┌──

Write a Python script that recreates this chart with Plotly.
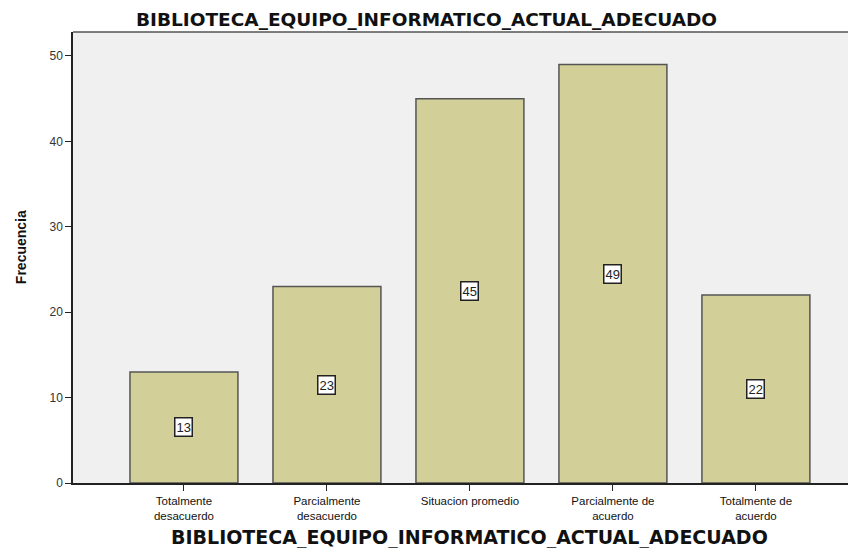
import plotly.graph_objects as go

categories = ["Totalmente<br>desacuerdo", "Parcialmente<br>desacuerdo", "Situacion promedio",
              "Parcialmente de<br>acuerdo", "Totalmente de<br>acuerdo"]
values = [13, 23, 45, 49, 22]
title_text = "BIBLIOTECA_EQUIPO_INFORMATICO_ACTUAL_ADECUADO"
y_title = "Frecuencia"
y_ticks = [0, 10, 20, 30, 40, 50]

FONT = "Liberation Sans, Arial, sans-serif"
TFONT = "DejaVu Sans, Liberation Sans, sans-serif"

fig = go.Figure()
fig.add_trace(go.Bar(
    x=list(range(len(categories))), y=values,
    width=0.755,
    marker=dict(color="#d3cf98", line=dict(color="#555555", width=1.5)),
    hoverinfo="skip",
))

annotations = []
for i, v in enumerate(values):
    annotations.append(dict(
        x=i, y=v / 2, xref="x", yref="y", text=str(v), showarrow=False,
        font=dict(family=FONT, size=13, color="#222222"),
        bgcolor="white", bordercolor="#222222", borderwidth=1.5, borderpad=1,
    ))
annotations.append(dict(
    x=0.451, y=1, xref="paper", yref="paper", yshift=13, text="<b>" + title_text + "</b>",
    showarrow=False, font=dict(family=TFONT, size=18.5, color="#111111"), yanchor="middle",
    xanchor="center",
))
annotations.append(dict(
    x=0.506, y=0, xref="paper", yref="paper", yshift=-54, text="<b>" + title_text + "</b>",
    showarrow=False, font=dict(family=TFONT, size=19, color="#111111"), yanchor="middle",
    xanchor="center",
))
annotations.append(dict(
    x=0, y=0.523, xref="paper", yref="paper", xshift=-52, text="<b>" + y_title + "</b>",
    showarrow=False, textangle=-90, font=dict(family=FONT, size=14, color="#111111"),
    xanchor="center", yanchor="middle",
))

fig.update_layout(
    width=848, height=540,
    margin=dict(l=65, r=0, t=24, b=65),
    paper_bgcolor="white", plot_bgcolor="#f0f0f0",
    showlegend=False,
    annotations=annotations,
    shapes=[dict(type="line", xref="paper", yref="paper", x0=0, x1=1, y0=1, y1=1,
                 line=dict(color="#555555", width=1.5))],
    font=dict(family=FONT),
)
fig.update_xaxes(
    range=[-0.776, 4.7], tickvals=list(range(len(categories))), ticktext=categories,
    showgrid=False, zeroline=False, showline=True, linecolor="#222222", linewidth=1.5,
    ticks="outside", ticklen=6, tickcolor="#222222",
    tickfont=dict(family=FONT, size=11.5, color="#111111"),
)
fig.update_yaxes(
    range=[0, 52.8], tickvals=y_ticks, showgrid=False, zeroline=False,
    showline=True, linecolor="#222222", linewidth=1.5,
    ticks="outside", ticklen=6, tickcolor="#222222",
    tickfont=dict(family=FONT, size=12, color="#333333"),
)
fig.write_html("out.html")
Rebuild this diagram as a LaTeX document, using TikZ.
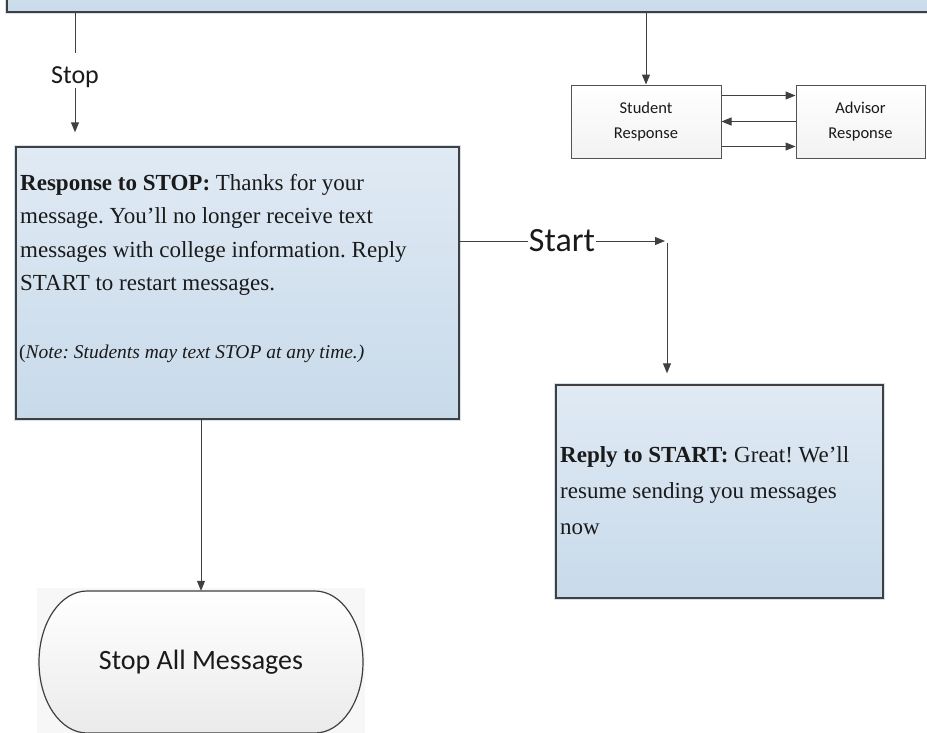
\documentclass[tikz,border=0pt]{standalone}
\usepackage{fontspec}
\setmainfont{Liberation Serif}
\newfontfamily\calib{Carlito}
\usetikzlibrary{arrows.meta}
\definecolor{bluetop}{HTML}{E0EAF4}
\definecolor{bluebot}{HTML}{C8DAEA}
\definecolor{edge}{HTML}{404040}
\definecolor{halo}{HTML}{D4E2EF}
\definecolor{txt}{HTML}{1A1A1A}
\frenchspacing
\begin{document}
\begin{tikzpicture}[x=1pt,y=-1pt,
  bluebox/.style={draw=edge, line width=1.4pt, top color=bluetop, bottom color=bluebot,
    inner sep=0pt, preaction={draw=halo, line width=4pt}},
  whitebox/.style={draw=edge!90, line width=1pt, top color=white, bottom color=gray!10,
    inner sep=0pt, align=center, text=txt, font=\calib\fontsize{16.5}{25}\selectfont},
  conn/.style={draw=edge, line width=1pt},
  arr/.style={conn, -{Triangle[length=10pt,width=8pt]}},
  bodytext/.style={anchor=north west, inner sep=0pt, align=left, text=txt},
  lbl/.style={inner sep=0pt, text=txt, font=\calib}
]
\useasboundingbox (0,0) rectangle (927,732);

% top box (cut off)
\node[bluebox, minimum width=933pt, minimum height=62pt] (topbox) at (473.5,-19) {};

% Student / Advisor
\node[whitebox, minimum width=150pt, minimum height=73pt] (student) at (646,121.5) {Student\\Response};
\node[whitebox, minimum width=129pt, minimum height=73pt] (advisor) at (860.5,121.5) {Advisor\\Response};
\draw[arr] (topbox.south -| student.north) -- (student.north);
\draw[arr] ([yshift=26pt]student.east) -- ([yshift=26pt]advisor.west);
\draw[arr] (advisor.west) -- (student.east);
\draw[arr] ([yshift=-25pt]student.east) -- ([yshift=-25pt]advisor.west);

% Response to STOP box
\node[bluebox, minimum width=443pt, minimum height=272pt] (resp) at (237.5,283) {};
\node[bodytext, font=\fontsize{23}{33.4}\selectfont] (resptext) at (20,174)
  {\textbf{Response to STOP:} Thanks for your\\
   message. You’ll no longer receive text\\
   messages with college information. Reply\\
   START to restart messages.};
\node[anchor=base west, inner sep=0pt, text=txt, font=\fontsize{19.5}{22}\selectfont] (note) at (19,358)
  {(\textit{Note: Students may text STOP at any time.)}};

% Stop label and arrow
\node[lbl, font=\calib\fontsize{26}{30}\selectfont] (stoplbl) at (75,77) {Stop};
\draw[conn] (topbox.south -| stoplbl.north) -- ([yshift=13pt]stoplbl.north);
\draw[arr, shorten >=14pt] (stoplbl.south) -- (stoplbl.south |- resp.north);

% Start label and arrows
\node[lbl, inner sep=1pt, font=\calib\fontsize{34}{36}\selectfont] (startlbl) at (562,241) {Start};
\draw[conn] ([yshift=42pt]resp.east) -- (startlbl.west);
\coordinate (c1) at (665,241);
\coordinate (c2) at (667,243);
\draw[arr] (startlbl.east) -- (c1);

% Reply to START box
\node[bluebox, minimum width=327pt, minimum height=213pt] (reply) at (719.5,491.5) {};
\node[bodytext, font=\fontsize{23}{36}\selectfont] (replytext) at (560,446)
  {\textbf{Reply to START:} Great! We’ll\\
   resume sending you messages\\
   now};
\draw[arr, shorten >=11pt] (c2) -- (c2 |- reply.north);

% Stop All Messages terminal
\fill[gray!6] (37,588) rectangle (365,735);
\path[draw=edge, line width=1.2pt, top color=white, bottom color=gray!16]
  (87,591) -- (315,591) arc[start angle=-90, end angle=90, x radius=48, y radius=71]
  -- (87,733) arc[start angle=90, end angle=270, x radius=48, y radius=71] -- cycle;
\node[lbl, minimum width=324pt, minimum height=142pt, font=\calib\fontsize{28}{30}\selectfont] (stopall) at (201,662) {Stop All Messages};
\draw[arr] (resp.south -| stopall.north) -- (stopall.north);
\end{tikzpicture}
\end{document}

└──
┌──

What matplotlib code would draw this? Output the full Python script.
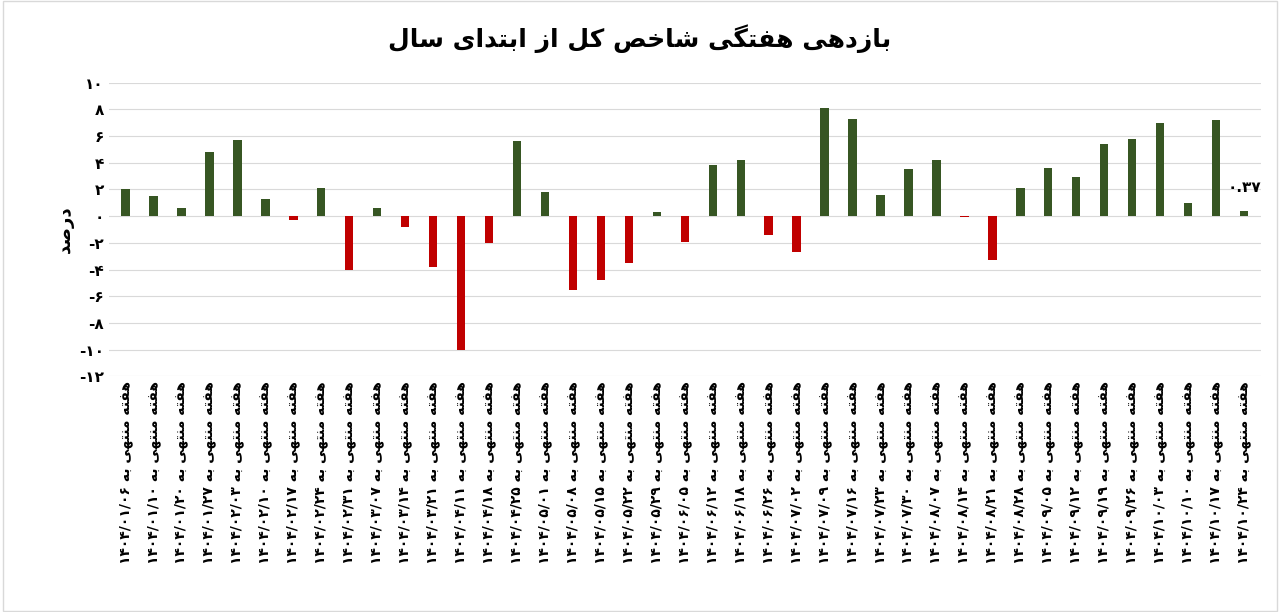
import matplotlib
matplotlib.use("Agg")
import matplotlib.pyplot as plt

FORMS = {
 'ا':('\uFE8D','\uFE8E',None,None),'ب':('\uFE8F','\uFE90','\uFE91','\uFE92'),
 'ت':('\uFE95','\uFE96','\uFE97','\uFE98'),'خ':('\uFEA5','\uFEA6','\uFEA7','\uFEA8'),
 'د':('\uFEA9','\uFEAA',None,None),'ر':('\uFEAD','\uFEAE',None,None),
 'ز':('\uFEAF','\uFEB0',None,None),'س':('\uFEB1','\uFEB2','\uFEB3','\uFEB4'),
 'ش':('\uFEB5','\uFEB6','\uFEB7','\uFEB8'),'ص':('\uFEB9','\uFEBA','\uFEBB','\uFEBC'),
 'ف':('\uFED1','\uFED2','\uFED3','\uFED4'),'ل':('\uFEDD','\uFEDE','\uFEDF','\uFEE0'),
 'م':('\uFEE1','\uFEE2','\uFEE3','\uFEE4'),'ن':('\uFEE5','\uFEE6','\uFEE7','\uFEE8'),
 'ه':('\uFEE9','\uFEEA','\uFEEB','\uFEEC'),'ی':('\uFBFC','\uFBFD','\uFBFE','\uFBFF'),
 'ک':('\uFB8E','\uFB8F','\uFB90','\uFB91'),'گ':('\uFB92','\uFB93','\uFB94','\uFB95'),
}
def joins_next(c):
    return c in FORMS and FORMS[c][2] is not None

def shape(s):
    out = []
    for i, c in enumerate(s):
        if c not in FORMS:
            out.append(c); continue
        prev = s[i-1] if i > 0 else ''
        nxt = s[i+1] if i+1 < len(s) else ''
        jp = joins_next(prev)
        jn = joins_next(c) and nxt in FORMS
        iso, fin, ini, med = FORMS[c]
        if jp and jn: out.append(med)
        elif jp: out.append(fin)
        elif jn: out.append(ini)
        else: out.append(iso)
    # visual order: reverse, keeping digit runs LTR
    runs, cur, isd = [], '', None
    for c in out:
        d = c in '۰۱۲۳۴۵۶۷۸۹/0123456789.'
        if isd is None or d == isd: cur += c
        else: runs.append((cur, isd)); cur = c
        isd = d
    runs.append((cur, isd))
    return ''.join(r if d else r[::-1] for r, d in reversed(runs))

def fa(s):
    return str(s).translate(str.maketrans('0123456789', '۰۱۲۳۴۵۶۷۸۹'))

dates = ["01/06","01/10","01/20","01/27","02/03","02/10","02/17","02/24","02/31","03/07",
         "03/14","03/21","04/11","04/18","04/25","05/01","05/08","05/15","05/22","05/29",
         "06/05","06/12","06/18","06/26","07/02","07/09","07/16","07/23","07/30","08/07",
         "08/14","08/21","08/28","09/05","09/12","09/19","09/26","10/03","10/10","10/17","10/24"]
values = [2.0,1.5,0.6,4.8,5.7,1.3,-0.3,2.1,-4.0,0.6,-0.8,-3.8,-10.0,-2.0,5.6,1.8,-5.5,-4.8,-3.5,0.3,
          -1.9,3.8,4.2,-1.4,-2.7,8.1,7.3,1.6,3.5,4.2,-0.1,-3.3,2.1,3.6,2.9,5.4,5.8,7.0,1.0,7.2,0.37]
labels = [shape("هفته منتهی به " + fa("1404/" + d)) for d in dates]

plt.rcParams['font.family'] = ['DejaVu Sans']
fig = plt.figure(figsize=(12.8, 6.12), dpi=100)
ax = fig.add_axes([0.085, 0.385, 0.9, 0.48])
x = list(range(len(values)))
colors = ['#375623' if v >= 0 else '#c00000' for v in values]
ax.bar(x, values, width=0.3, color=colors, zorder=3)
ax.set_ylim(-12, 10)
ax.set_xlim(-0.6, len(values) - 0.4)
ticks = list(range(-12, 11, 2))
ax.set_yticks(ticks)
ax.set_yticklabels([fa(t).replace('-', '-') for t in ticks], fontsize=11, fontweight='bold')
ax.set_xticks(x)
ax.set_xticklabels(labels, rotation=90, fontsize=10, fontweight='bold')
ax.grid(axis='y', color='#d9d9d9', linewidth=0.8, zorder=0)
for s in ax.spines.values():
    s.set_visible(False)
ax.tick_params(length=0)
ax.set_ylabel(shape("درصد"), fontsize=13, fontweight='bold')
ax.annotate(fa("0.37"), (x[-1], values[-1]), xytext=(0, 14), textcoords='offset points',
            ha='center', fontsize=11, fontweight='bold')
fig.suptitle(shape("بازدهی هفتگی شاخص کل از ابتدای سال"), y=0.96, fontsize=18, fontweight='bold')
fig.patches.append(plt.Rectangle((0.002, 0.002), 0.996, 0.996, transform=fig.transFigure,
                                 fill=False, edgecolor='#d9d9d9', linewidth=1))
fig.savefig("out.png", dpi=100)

└──
┌──

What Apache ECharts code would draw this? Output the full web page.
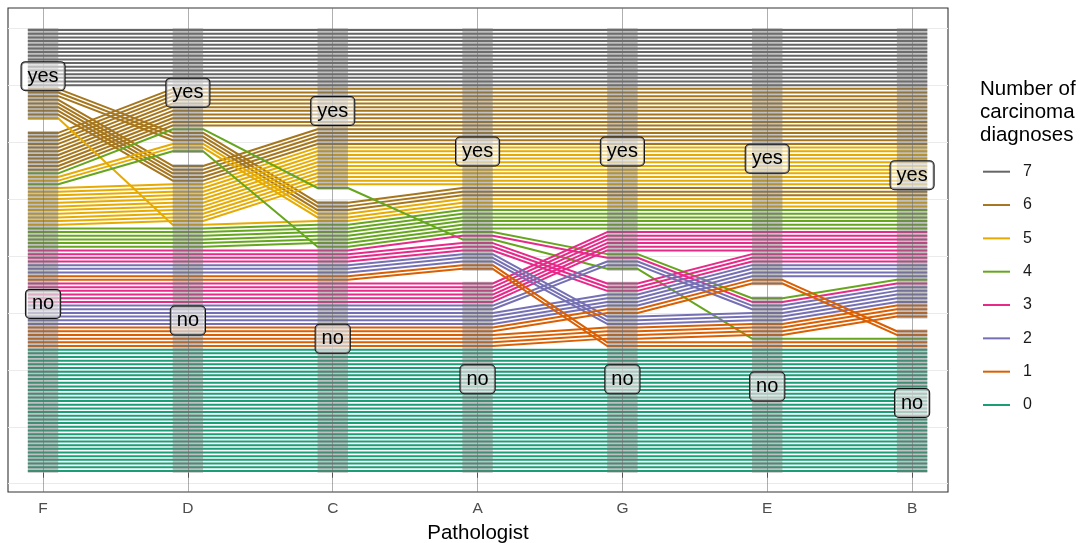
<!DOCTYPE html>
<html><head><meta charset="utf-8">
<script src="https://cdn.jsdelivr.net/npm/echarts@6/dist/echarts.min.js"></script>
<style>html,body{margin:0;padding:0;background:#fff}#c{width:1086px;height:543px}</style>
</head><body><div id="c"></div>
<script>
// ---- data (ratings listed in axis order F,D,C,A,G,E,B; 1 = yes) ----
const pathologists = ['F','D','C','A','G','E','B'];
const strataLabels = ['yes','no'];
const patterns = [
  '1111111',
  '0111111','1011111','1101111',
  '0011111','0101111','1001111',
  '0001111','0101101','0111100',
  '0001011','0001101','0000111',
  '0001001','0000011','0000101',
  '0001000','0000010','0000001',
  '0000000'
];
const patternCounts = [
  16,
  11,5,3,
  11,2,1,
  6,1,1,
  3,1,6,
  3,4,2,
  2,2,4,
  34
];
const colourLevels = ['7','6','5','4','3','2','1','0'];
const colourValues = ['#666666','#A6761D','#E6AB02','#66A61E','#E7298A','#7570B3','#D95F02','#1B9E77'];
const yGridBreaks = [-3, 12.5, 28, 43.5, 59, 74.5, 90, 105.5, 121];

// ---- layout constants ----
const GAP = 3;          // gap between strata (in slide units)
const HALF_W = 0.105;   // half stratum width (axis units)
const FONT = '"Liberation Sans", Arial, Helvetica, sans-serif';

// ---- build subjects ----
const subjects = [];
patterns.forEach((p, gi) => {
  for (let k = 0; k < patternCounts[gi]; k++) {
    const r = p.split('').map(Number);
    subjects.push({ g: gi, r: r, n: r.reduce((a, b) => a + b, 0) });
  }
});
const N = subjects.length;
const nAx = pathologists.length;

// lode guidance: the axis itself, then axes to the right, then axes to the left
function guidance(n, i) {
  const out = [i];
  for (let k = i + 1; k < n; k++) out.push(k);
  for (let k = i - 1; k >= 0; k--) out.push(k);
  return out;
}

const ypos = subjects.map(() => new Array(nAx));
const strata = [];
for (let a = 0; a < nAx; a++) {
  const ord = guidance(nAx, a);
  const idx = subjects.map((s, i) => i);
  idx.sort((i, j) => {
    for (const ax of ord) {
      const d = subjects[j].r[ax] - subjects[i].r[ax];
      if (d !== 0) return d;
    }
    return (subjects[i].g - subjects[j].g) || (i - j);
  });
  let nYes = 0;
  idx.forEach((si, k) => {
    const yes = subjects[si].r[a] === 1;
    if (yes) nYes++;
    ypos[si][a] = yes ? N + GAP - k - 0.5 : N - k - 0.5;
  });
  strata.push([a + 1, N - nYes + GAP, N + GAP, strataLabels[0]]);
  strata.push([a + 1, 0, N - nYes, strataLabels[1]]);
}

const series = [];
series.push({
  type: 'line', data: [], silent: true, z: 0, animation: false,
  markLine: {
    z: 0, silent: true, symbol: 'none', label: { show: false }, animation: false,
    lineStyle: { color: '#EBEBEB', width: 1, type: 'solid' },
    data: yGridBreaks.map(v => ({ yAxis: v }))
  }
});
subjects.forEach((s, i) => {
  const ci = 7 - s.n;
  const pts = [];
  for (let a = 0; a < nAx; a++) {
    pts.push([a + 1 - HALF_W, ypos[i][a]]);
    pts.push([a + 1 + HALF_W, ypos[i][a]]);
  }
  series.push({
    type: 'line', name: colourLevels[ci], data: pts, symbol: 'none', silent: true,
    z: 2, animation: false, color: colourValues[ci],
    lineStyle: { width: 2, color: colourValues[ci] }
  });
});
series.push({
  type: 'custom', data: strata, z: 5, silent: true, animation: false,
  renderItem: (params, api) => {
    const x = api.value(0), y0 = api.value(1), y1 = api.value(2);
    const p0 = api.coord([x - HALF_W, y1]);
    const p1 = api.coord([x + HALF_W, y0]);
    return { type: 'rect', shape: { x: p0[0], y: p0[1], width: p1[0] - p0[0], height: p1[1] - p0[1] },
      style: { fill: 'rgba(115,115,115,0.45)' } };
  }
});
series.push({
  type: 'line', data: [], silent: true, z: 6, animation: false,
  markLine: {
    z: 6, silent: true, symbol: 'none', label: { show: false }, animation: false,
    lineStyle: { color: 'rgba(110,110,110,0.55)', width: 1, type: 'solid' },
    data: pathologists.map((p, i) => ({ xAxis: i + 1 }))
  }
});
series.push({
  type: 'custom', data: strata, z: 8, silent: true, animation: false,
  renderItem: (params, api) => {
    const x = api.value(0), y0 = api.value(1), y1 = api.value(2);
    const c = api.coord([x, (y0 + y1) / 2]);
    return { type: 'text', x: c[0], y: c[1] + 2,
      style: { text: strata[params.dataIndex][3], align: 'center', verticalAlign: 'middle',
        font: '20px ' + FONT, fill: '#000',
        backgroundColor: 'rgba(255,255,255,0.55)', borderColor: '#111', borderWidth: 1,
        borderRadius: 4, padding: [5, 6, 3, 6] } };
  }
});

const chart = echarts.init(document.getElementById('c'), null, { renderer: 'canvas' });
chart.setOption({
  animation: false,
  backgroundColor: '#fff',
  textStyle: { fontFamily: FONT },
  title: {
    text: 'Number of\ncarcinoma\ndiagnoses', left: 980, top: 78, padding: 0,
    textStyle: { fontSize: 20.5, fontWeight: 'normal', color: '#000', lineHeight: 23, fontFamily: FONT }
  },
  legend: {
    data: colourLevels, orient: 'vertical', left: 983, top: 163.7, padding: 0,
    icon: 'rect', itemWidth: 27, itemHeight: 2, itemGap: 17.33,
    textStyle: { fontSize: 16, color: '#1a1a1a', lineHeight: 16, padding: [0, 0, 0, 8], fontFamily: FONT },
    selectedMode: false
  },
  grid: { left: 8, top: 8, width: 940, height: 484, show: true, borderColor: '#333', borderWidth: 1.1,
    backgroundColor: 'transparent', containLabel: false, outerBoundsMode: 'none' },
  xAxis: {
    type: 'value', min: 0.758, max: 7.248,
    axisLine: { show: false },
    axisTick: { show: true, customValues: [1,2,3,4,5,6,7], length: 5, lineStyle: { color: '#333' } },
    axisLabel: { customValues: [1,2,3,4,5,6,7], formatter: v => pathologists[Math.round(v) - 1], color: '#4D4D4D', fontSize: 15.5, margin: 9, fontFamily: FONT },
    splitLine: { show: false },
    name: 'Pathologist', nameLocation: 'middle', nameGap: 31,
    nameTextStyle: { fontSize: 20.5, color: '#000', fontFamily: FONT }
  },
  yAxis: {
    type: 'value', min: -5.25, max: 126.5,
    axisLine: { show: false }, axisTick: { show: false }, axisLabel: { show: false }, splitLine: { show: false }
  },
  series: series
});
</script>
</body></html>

└──

### WRITTEN EXERCISE
Nothing but the lines from the one containing "Write a Python" through the one containing "import plotly.graph_objects as go" should appear in your copy, exactly as written and without pictures.

### TASK RESULT
Write a Python script that recreates this chart with Plotly.
import plotly.graph_objects as go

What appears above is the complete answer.